Les données enregistrées concerneront l'identité du passager, son numéro de téléphone, son adresse électronique, la manière dont il a payé son billet, le numéro de celui-ci, le numéro de siège, ses bagages, son éventuel programme de fidélité ou «?voyageur fréquent?», etc.

Une liste des infractions a été établie qui inclut par exemple la traite d'êtres humains, la participation à une organisation criminelle, la cybercriminalité, la pédopornographie ou encore le trafic d'armes.

Les données seront conservées pendant six mois . Elles seront «?masquées?» à l'issue de ce délai, puis effacées après cinq années. Dans l'intervalle, elles seront accessibles sous le contrôle d'une autorité judiciaire nationale, à des conditions «?très strictes et limitées?».

Les services de police et de renseignement nationaux n'auront pas accès directement aux données, mais devront passer par une « unité de renseignement passagers » désignée au niveau national, qui sera responsable de la collecte et de l'analyse des données.

Le projet de PNR européen permettrait ainsi une harmonisation des pratiques de collecte et de traitement des données de passagers aériens par les Etats membres et un partage de ces données entre les Etats. Plusieurs Etats ont en effet déjà institué des PNR nationaux, mais ceux-ci ne sont pour l'heure pas connectés entre eux. En France, la loi de programmation militaire de 2013 a ainsi établi à titre expérimental un PNR national, dénommé « système API-PNR ».

Dans le cadre du système PNR européen, les données de passagers aériens seraient collectées par les Etats membres de manière systématique et harmonisée, puis partagées entre les Etats. Les modalités du partage des données PNR entre Etats membres ne sont pas encore déterminées. Le partage pourrait s'effectuer de manière bilatérale, ou bien de manière centralisée. Dans ce dernier cas, il est possible que l'agence Eu-LISA soit en charge de la gestion technique du système .

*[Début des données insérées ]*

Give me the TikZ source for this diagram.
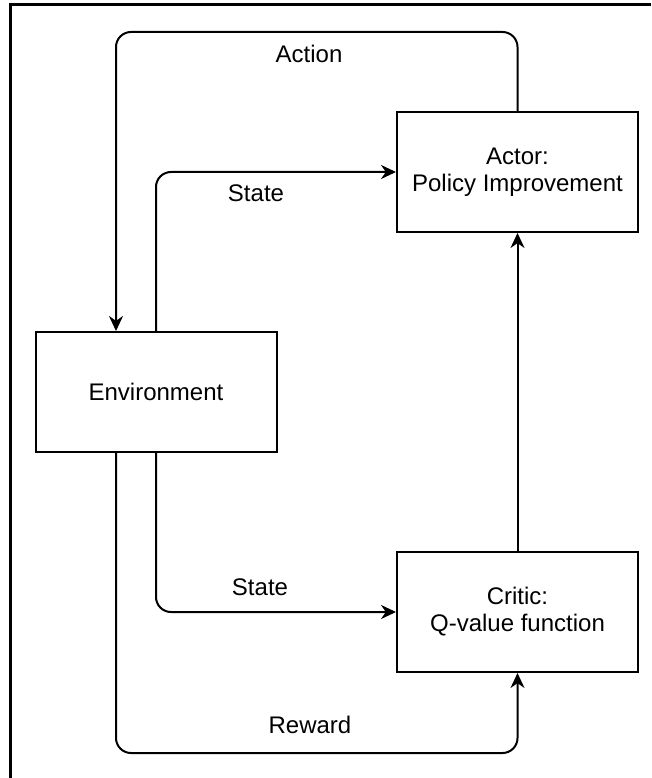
\documentclass[tikz,border=0pt]{standalone}
\usepackage{fontspec}
\setmainfont{Liberation Sans}
\usetikzlibrary{arrows.meta,positioning}

\begin{document}
\begin{tikzpicture}[x=1pt, y=-1pt,
  block/.style={rectangle, draw, line width=2pt, minimum width=241pt,
                minimum height=120pt, inner sep=0pt, align=center,
                font=\fontsize{24}{27}\selectfont},
  arr/.style={-{Stealth[length=15pt,width=14pt]}, line width=2pt,
              rounded corners=15pt},
  lbl/.style={font=\fontsize{24}{27}\selectfont}
]
  \useasboundingbox (0,0) rectangle (651,778);
  % outer frame (left and top edge only)
  \draw[line width=3pt] (10,778) -- (10,5) -- (651,5);

  \node[block] (env)    at (156,392)   {Environment};
  \node[block] (actor)  at (517.5,172) {Actor:\\Policy Improvement};
  \node[block] (critic) at (517.5,612) {Critic:\\Q-value function};

  \coordinate (envTL) at ([xshift=-40pt]env.north);
  \coordinate (envBL) at ([xshift=-40pt]env.south);

  % action: actor -> environment
  \draw[arr] (actor.north) |- (116,32) -- (envTL);
  \node[lbl] (action) at (309,54) {Action};
  % states
  \draw[arr] (env.north) |- (actor.west);
  \node[lbl] (stateA) at (256,193) {State};
  \draw[arr] (env.south) |- (critic.west);
  \node[lbl] (stateC) at (260,587) {State};
  % reward
  \draw[arr] (envBL) |- (517.5,753) -- (critic.south);
  \node[lbl] (reward) at (310,725) {Reward};
  % critic -> actor
  \draw[arr] (critic.north) -- (actor.south);
\end{tikzpicture}
\end{document}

Le Sénat a présenté en février 2015 une proposition de résolution européenne dans laquelle il « considère que, eu égard à la gravité des menaces terroristes de toute nature qui pèsent sur nos sociétés, il importe désormais de se doter rapidement d'un système PNR européen ».


* 9 Un règlement établissant un système d'entrée/sortie (EES), un règlement établissant un programme d'enregistrement des voyageurs (RTP) et un règlement modifiant le Code frontières Schengen pour y incorporer le fonctionnement de ces deux systèmes.